The Disney Touch: How a Daring Management Team Revived an Entertainment Empire
Original Book written by Ron Glover
© Richard D. Irwin, 1991


08.  MR. SPIELBERG COMES TO TOONTOWN, page 123

A week after Jeffrey Katzenberg arrived from Paramount, Roy Disney hauled him and [Michael] Eisner down to his office to show them the early sketches and storyboards for a project called Basil of Baker Street.  The project, a tale of a family of mice who lived beneath Sherlock Holmes' London flat, had been started by a group of animators frustrated with the slow pace of working on The Black Cauldron.  To mollify then, the studio had allowed then to start a new project.  Basil of Baker Street was also the only animated film far enough along to move into production.  By late-1984, when Team Disney arrived, the company had already spent $1.2 million on the project.

With the storyboards lining one of the building's narrow corridors, Roy Disney went through the story line.  With him were John Musker and Ron Clements, two veteran Disney animators who had broken away from The Black Cauldron project.  "I'm not sure that Michael and Jeffrey even knew what they were looking at," said Roy Disney.  "But they said go ahead anyway."

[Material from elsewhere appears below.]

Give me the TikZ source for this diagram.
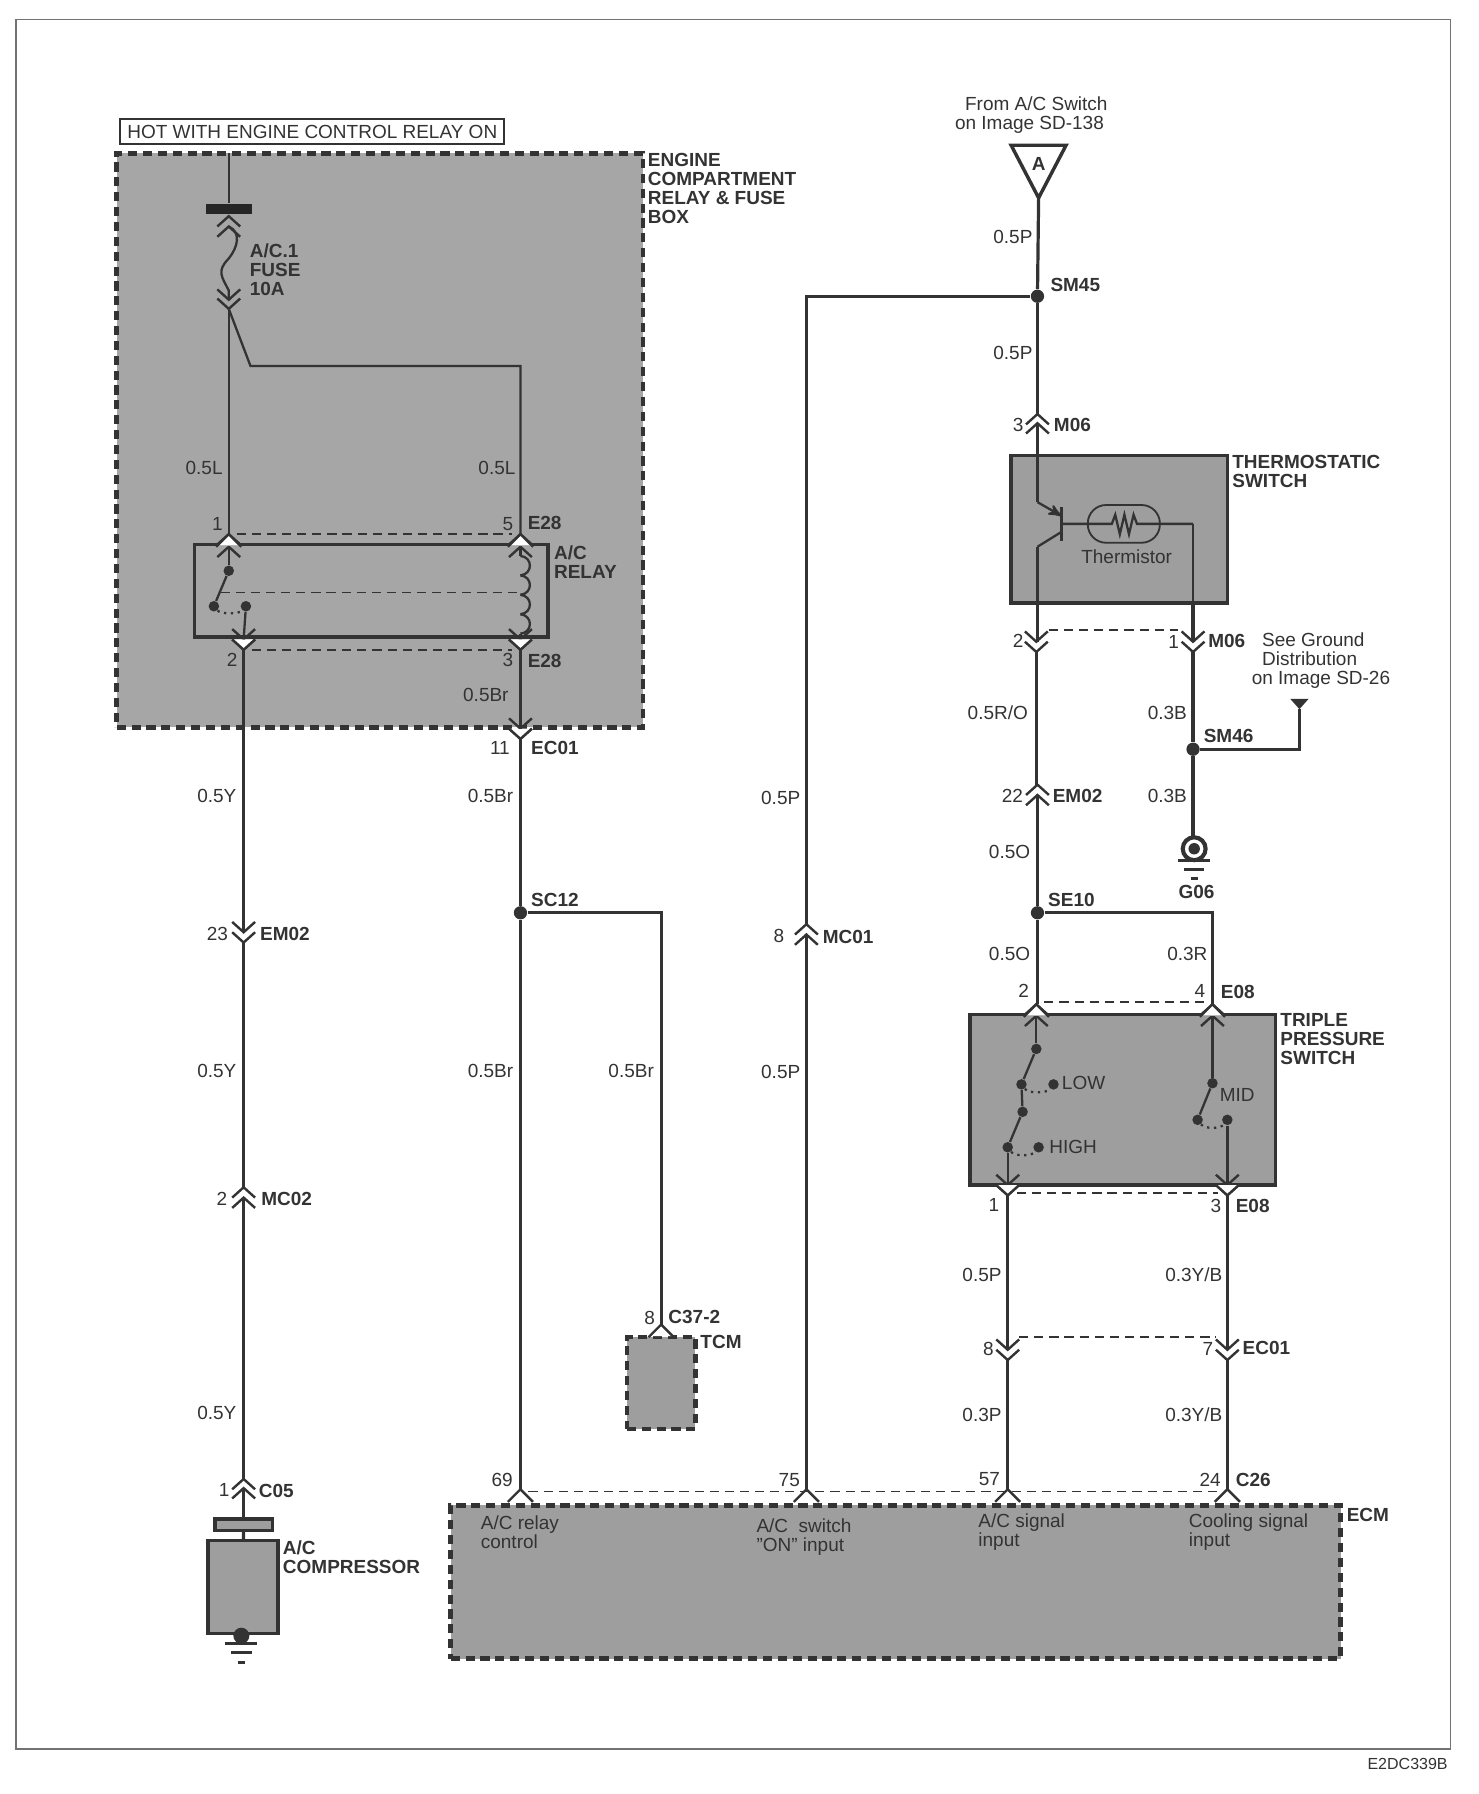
\documentclass[tikz,border=0pt]{standalone}
\usepackage{fontspec}
\setmainfont{Liberation Sans}
\usetikzlibrary{arrows}
\definecolor{ink}{gray}{.2}
\definecolor{boxgray}{gray}{.62}
\tikzset{>=stealth', font=\fontsize{8.3}{8.3}\selectfont, text=ink}
\tikzset{wire/.style={draw=ink, line width=1.4pt},
  thinwire/.style={draw=ink, line width=1pt},
  chev/.style={draw=ink, line width=1.05pt},
  dashlink/.style={draw=ink, line width=.7pt, dash pattern=on 4pt off 2.6pt},
  solidbox/.style={shape=rectangle, draw=ink, fill=boxgray, line width=1.5pt, inner sep=0},
  dashbox/.style={solidbox, line width=2pt, dash pattern=on 4pt off 2.5pt},
  joint/.style={shape=circle, fill=ink, inner sep=0, minimum size=5.8pt},
  contact/.style={shape=circle, fill=ink, inner sep=0, minimum size=4.6pt},
  gauge/.style={anchor=east, inner sep=0, text height=5.9pt, text depth=0pt},
  pinlab/.style={gauge, anchor=center},
  conlab/.style={gauge, anchor=west, font=\fontsize{8.3}{8.3}\selectfont\bfseries},
  boxlab/.style={anchor=north west, inner sep=0, align=left, font=\fontsize{8.3}{8.3}\selectfont\bfseries},
  notelab/.style={anchor=north west, inner sep=0, align=left}}
\tikzset{pics/upconn/.style={code={
      \coordinate (-top) at (0,0); \coordinate (-bot) at (0,#1);
      \draw[chev] (-10,9) -- (0,0) -- (10,9);
      \draw[chev] (-10,9+#1) -- (0,#1) -- (10,9+#1);}},
  pics/downconn/.style={code={
      \coordinate (-top) at (0,0); \coordinate (-bot) at (0,#1);
      \draw[chev] (-10,-9) -- (0,0) -- (10,-9);
      \draw[chev] (-10,-9+#1) -- (0,#1) -- (10,-9+#1);}},
  pics/capup/.style={code={
      \coordinate (-top) at (0,0);
      \fill[white] (-10,10) -- (0,0) -- (10,10) -- cycle;
      \draw[chev] (-11,11) -- (0,0) -- (11,11);}},
  pics/capdown/.style={code={
      \coordinate (-bot) at (0,0);
      \fill[white] (-10,-9) -- (0,0) -- (10,-9) -- cycle;
      \draw[chev] (-10,-9) -- (0,0) -- (10,-9);}},
  pics/earth/.style={code={
      \draw[chev, line width=1.3pt] (-14,0) -- (14,0);
      \draw[chev, line width=1.3pt] (-9,8) -- (9,8);
      \draw[chev, line width=1.3pt] (-3,16) -- (3,16);}}}

\begin{document}
\begin{tikzpicture}[x=.5pt, y=-.5pt]
  \useasboundingbox (0,0) rectangle (1293,1568.4);
  \node[shape=rectangle, draw=black!55, line width=.5pt, minimum width=627pt, minimum height=756pt] (frame) at (641,773) {};
  \node[anchor=east, inner sep=0, font=\fontsize{7}{7}\selectfont] (code) at (1266,1542) {E2DC339B};
  % boxes
  \node[solidbox, fill=white, line width=.9pt, minimum width=168pt, minimum height=11pt] (hot) at (273,115) {HOT WITH ENGINE CONTROL RELAY ON};
  \node[dashbox, fill=boxgray!92, minimum width=230pt, minimum height=251pt] (engine) at (332,385) {};
  \node[solidbox, fill=boxgray!92, minimum width=154.5pt, minimum height=40.5pt] (relay) at (324.5,516.5) {};
  \node[solidbox, minimum width=94.5pt, minimum height=64.5pt] (thermo) at (978.5,462.5) {};
  \node[solidbox, minimum width=133.5pt, minimum height=74.5pt] (triple) at (981.5,961.5) {};
  \node[dashbox, line width=1.8pt, minimum width=30pt, minimum height=40pt] (tcm) at (578,1209) {};
  \node[dashbox, minimum width=389pt, minimum height=67pt] (ecm) at (783,1383) {};
  \node[solidbox, minimum width=25pt, minimum height=5pt] (clutch) at (213,1333) {};
  \node[solidbox, minimum width=30.5pt, minimum height=40.5pt] (comp) at (212.5,1387.5) {};
  % connectors
  \foreach \nm/\x/\y/\g in {fuseup/200/189/9, relay1/200/467/11, relay5/455/467/11, mc02/213/1038/9,
      c05/213/1293/8, mc01/705/808/9, m06in/907/362/8, em02b/907/686/9, tp2/906/878/10, tp4/1060/878/10}
    \pic (\nm) at (\x,\y) {upconn=\g};
  \foreach \nm/\x/\y/\g in {fusedn/200/262/8, relay2/213/559/9, relay3/455/559/9, ec01a/455/637/9, em02a/213/815/9,
      m06l/906/561/9, m06r/1043/561/9, tp1/881/1036/9, tp3/1073/1036/9, ec01l/881/1180/9, ec01r/1073/1180/9}
    \pic (\nm) at (\x,\y) {downconn=\g};
  \foreach \nm/\x/\y in {cr1/200/467, cr5/455/467, cp2/906/878, cp4/1060/878, cap69/455/1302,
      cap75/705/1302, cap57/881/1302, cap24/1073/1302, captcm/578/1158}
    \pic (\nm) at (\x,\y) {capup};
  \foreach \nm/\x/\y in {cr2/213/568, cr3/455/568, cec01/455/646, cp1/881/1045, cp3/1073/1045}
    \pic (\nm) at (\x,\y) {capdown};
  % splices
  \node[joint] (sm45) at (907,259) {};
  \node[joint] (sm46) at (1043,655) {};
  \node[joint] (sc12) at (455,798) {};
  \node[joint] (se10) at (907,798) {};
  \coordinate (atip) at (908,173);
  \coordinate (feed) at (200,134);
  \coordinate (branch) at (200,270);
  \coordinate (gndtip) at (1136,620);
  \coordinate (g06top) at (1043,731);
  \draw[chev, line width=1.5pt] (884,127) -- (932,127) -- (atip) -- cycle;
  \node[inner sep=0, font=\fontsize{8.3}{8.3}\selectfont\bfseries] (swA) at (908,143) {A};
  % fuse
  \node[shape=rectangle, fill=black!85, inner sep=0, minimum width=20pt, minimum height=4.5pt] (bar) at (200,182.5) {};
  \draw[thinwire] (feed) -- (bar);
  \draw[thinwire] (fuseup-bot) .. controls +(11,5) and +(8,-10) .. (200,226)
      .. controls +(-11,11) and +(-6,-12) .. (200,254) -- (fusedn-top);
  \draw[thinwire] (branch) -- (relay1-top);
  \draw[thinwire] (branch) -- (219,320) -- (455,320) -- (relay5-top);
  % relay
  \node[contact] (ra) at (200,499) {};
  \node[contact] (rb) at (187,530) {};
  \node[contact] (rc) at (215,530) {};
  \coordinate (blade) at (193,518);
  \coordinate (coil) at (455,518);
  \draw[thinwire] (relay1-bot) -- (ra);
  \draw[thinwire] (ra) -- (rb);
  \draw[thinwire, dotted] (rb) .. controls +(6,7) and +(-6,7) .. (rc);
  \draw[thinwire] (rc) -- (relay2-top);
  \draw[dashlink] (blade) -- (coil);
  \draw[thinwire] (relay5-bot) -- (455,486);
  \foreach \y in {486,503,520,537}
    \draw[thinwire] (455,\y) .. controls +(11,1) and +(11,-1) .. (455,\y+17);
  \draw[thinwire] (455,554) -- (relay3-top);
  % harness
  \draw[wire] (relay2-bot) -- (em02a-top);
  \draw[wire] (em02a-bot) -- (mc02-top);
  \draw[wire] (mc02-bot) -- (c05-top);
  \draw[wire] (c05-bot) -- (clutch);
  \draw[wire] (clutch) -- (comp);
  \draw[thinwire] (relay3-bot) -- (ec01a-top);
  \draw[wire] (ec01a-bot) -- (sc12);
  \draw[wire] (sc12) -- (cap69-top);
  \draw[wire] (sc12) -- (578,798) -- (captcm-top);
  \draw[wire] (atip) -- (sm45);
  \draw[wire] (sm45) -- (m06in-top);
  \draw[wire] (sm45) -- (705,259) -- (mc01-top);
  \draw[wire] (mc01-bot) -- (cap75-top);
  % thermostatic switch
  \coordinate (qknee) at (907,439);
  \coordinate (qemit) at (928,451);
  \coordinate (qcoll) at (928,465);
  \coordinate (qlow) at (907,478);
  \coordinate (qbase) at (929,458);
  \coordinate (qout) at (1043,458);
  \node[shape=rectangle, draw=ink, line width=.8pt, rounded corners=8pt, inner sep=0, minimum width=31.5pt, minimum height=16.5pt] (capsule) at (982.5,458) {};
  \draw[thinwire] (m06in-bot) -- (qknee);
  \draw[thinwire, ->] (qknee) -- (qemit);
  \draw[thinwire] (928,443) -- (928,473);
  \draw[thinwire] (qcoll) -- (qlow);
  \draw[thinwire] (qbase) -- (972,458) -- (975,450) -- (979,467) -- (983,450) -- (987,467) -- (991,450) -- (994,458) -- (qout);
  \draw[thinwire] (qout) -- (1043,527);
  \draw[thinwire] (qlow) -- (907,527);
  \draw[wire] (907,527) -- (907,561);
  \draw[wire] (1043,527) -- (m06r-top);
  \draw[wire] (m06l-bot) -- (906,686);
  \draw[wire] (em02b-bot) -- (se10);
  \draw[wire] (se10) -- (907,878);
  \draw[thinwire, line width=1.2pt] (se10) -- (1060,798) -- (tp4-top);
  \draw[wire] (m06r-bot) -- (sm46);
  \draw[wire] (sm46) -- (1136,655) -- (gndtip);
  \fill[ink] (1128,611) -- (1144,611) -- (gndtip) -- cycle;
  \draw[wire] (sm46) -- (g06top);
  \draw[chev, line width=1.8pt] (1044,742) circle[radius=10];
  \fill[ink] (1044,742) circle[radius=5];
  \pic (g06) at (1044,752) {earth};
  \fill[ink] (211,1430) circle[radius=7];
  \pic (gcomp) at (211,1437) {earth};
  % pressure switch
  \node[contact] (pa) at (906,917) {};
  \node[contact] (pb) at (893,948) {};
  \node[contact] (pc) at (921,948) {};
  \node[contact] (pd) at (894,972) {};
  \node[contact] (pe) at (881,1003) {};
  \node[contact] (pf) at (908,1003) {};
  \node[contact] (pg) at (1060,947) {};
  \node[contact] (ph) at (1047,979) {};
  \node[contact] (pi) at (1073,979) {};
  \draw[thinwire] (tp2-bot) -- (pa);
  \draw[thinwire] (pa) -- (pb);
  \draw[thinwire, dotted] (pb) .. controls +(6,8) and +(-6,8) .. (pc);
  \draw[thinwire] (pb) -- (pd);
  \draw[thinwire] (pd) -- (pe);
  \draw[thinwire, dotted] (pe) .. controls +(6,8) and +(-6,8) .. (pf);
  \draw[thinwire] (pe) -- (tp1-top);
  \draw[thinwire] (tp4-bot) -- (pg);
  \draw[thinwire] (pg) -- (ph);
  \draw[thinwire, dotted] (ph) .. controls +(6,8) and +(-6,8) .. (pi);
  \draw[thinwire] (pi) -- (tp3-top);
  \draw[wire] (tp1-bot) -- (ec01l-top);
  \draw[wire] (tp3-bot) -- (ec01r-top);
  \draw[wire] (ec01l-bot) -- (cap57-top);
  \draw[wire] (ec01r-bot) -- (cap24-top);
  % dashed ties
  \draw[dashlink] ([shift={(7,0)}]relay1-top) -- ([shift={(-7,0)}]relay5-top);
  \draw[dashlink] ([shift={(7,0)}]relay2-bot) -- ([shift={(-7,0)}]relay3-bot);
  \draw[dashlink] ([shift={(11,-10)}]m06l-top) -- ([shift={(-13,-10)}]m06r-top);
  \draw[dashlink] ([shift={(7,-2)}]tp2-top) -- ([shift={(-7,-2)}]tp4-top);
  \draw[dashlink] ([shift={(8,-2)}]tp1-bot) -- ([shift={(-8,-2)}]tp3-bot);
  \draw[dashlink] ([shift={(10,-11)}]ec01l-top) -- ([shift={(-10,-11)}]ec01r-top);
  \draw[dashlink] ([shift={(7,2)}]cap69-top) -- ([shift={(-7,2)}]cap24-top);
  % labels
  \foreach \x/\y/\t in {195/409/0.5L, 451/409/0.5L, 445/607/0.5Br, 207/696/0.5Y, 449/696/0.5Br,
      207/936/0.5Y, 449/936/0.5Br, 572/936/0.5Br, 207/1235/0.5Y, 700/697/0.5P, 700/937/0.5P,
      903/207/0.5P, 903/308/0.5P, 899/623/{0.5R/O}, 1038/623/0.3B, 1038/696/0.3B, 901/745/0.5O,
      901/834/0.5O, 1056/834/0.3R, 876/1114/0.5P, 1069/1114/{0.3Y/B}, 876/1237/0.3P, 1069/1237/{0.3Y/B}}
    \node[gauge] (g\x-\y) at (\x,\y) {\t};
  \foreach \x/\y/\t in {190/458/1, 444/458/5, 203/577/2, 444/577/3, 437/654/11, 190/816/23, 194/1048/2,
      196/1302/1, 568/1152/8, 439/1294/69, 690/1294/75, 865/1293/57, 1058/1294/24, 681/818/8, 890/371/3,
      890/560/2, 1026/561/1, 885/696/22, 895/866/2, 1049/866/4, 869/1053/1, 1063/1054/3, 864/1179/8, 1056/1179/7}
    \node[pinlab] (p\x-\y) at (\x,\y) {\t};
  \foreach \x/\y/\t in {461/457/E28, 461/578/E28, 464/654/EC01, 227/816/EM02, 228/1048/MC02, 226/1303/C05,
      464/787/SC12, 584/1151/C37-2, 612/1173/TCM, 1080/1294/C26, 1177/1324/ECM, 719/819/MC01, 918/249/SM45,
      921/371/M06, 1056/560/M06, 1052/643/SM46, 920/696/EM02, 916/787/SE10, 1067/867/E08, 1080/1054/E08,
      1086/1178/EC01, 1030/780/G06}
    \node[conlab] (c\x-\y) at (\x,\y) {\t};
  \node[boxlab] (englab) at (566,133.5) {ENGINE\\COMPARTMENT\\RELAY \& FUSE\\BOX};
  \node[boxlab] (fuselab) at (218,212.5) {A/C.1\\FUSE\\10A};
  \node[boxlab] (rellab) at (484,476.5) {A/C\\RELAY};
  \node[boxlab] (complab) at (247,1347) {A/C\\COMPRESSOR};
  \node[boxlab] (thermlab) at (1077,397.5) {THERMOSTATIC\\SWITCH};
  \node[boxlab] (triplab) at (1119,886) {TRIPLE\\PRESSURE\\SWITCH};
  \node[notelab, align=center, anchor=north] (fromlab) at (900,84) {\hspace{6pt}From A/C Switch\\on Image SD-138};
  \node[notelab] (seelab) at (1094,553) {\hspace{4.5pt}See Ground\\\hspace{4.5pt}Distribution\\on Image SD-26};
  \node[notelab, anchor=center] (thlab) at (985,487) {Thermistor};
  \node[notelab, anchor=west] (lowlab) at (928,947) {LOW};
  \node[notelab, anchor=west] (highlab) at (917,1003) {HIGH};
  \node[notelab, anchor=west] (midlab) at (1066,957) {MID};
  \node[notelab] (ecm1) at (420,1325) {A/C relay\\control};
  \node[notelab] (ecm2) at (661,1327) {A/C\ \ switch\\\symbol{34}ON\symbol{34} input};
  \node[notelab] (ecm3) at (855,1323) {A/C signal\\input};
  \node[notelab] (ecm4) at (1039,1323) {Cooling signal\\input};
\end{tikzpicture}
\end{document}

Basil of Baker Street was later renamed The Great Mouse Detective, but it was hardly a box office sensation.  Set in 19th-century England, and without a flashy soundtrack, it sold only about $25 million worth of tickets.  But during the year it took to complete the film, Roy Disney effectively lobbied for a larger presence from his animation unit.  By early-1985, Eisner had set a goal of a new film every 18 months, a dramatic cut in the four to five years that it had previously taken Disney's animation unit to move a film from the story stage to final production.


16.  RINGING UP MICKEY, pages 260-261

[In the production of multi-million dollar franchise of Disney merchandise in the 1980s:]  Although the comic book Basil, based on the detective star of Disney's 1986 animated film The Great Mouse Detective, wasn't a big hit in America, it sold well as a comic book in Europe.